The US Federal Reserve looks to have paused rate cuts for now. Reading through the last minutes, the Feds surveys showed that companies are looking to increase prices because of the tariff impact. Inflationary expectations are increasing as a result of the new administration’s policies.

 

Furthermore it looks like the US economy is slowing. The last consumer confidence read was the worst since mid 2021. GDP remains anchored around the 2.3% level and unemployment remains relatively resilient. However the forecast for the next quarters GDP read is minus 1.5%. This is likely as a result of companies forward ordering ahead of tariffs and stockpiling to save costs.



Overseas, there were concerns that the US consumer might be increasingly challenged. Walmart followed Amazon in warning of slower spending.

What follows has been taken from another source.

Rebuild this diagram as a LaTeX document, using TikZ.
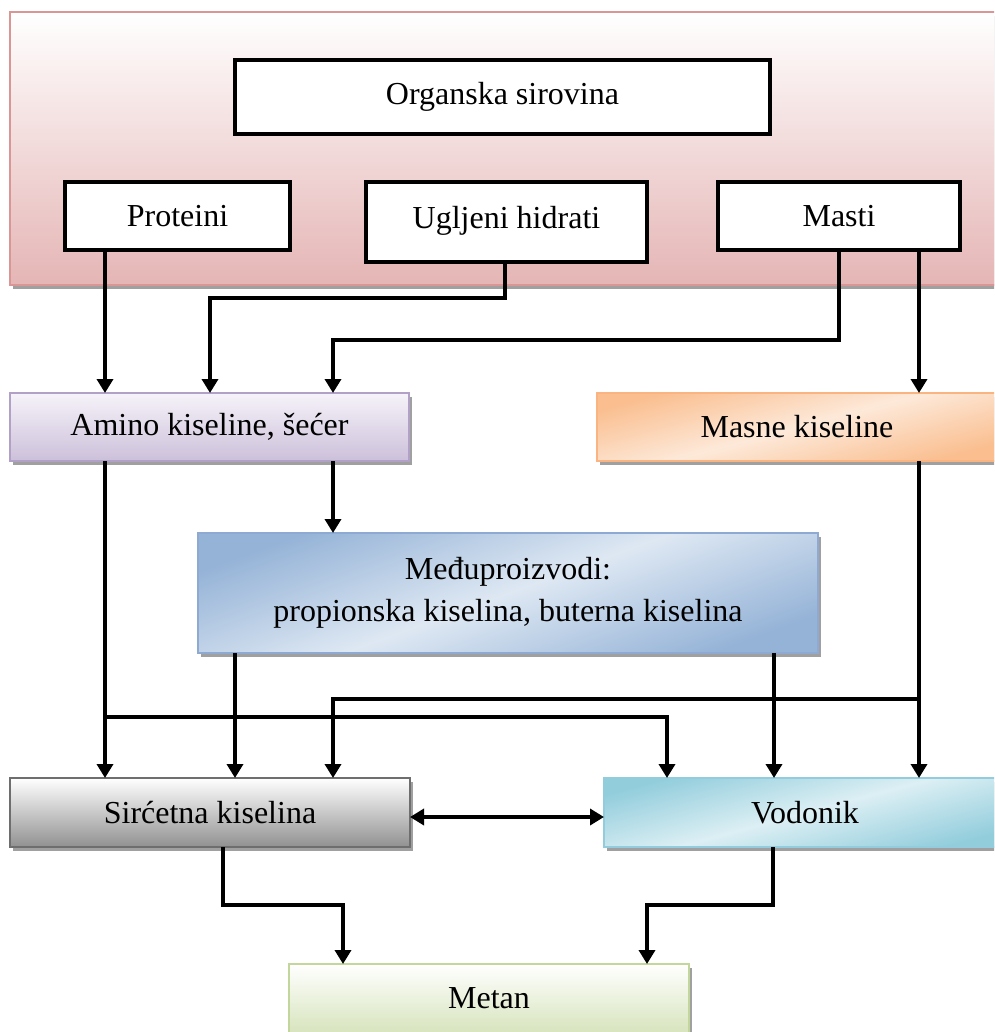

The share price of Walmart slipped by -9.0%, while shares in Block Inc. traded -18.8% lower after missing analyst estimates but providing reasonable guidance.


Several business surveys indicated rising price pressures before the University of Michigan consumer sentiment survey provided another warning on Friday as long-term inflation expectations increased to +3.5%, the highest level since 1995

At the same time, concerns are building that Elon Musk’s DOGE team may hamper growth with deep spending cuts when the expansion is already fragile, even before tariffs are taken into account.


Commenting on the results of the American flash PMI, S&P Global’s Chief Business Economist, Chris Williamson, said:

“The upbeat mood seen among US businesses at the start of the year has evaporated, replaced with a darkening picture of heightened uncertainty, stalling business activity and rising prices.

Optimism about the year ahead has slumped from the near-three-year highs seen at the turn of the year to one of the gloomiest since the pandemic. Companies report widespread concerns about the impact of federal government policies, ranging from spending cuts to tariffs and geopolitical developments. Sales are reportedly being hit by the uncertainty caused by the changing political landscape, and prices are rising amid tariff-related price hikes from suppliers”.


The US 10 Year bond yield has fallen approximately 60 basis points from 4.8% to 4.2% since the start of the year. The yield curve looks like it is inverting (which is usually a sign of future recessionary conditions). This may result in the US Federal Reserve cutting interest rates more abruptly that previously anticipated.



The Fin-X View


Our investment style and philosophy ensures we focus on the fundamentals of a business when assessing whether we make any formal changes to portfolios. We focus on investing in the best businesses globally with growth profiles that hold up well through changes to the economic and business cycles. Quality is one of our main priorities when selecting assets.


For the time being we aren’t looking to make any significant changes to portfolios during this period, however we recognise that the impact of geopolitical tensions and the uncertainty around tariff impacts will continue to impact the broad market throughout this year.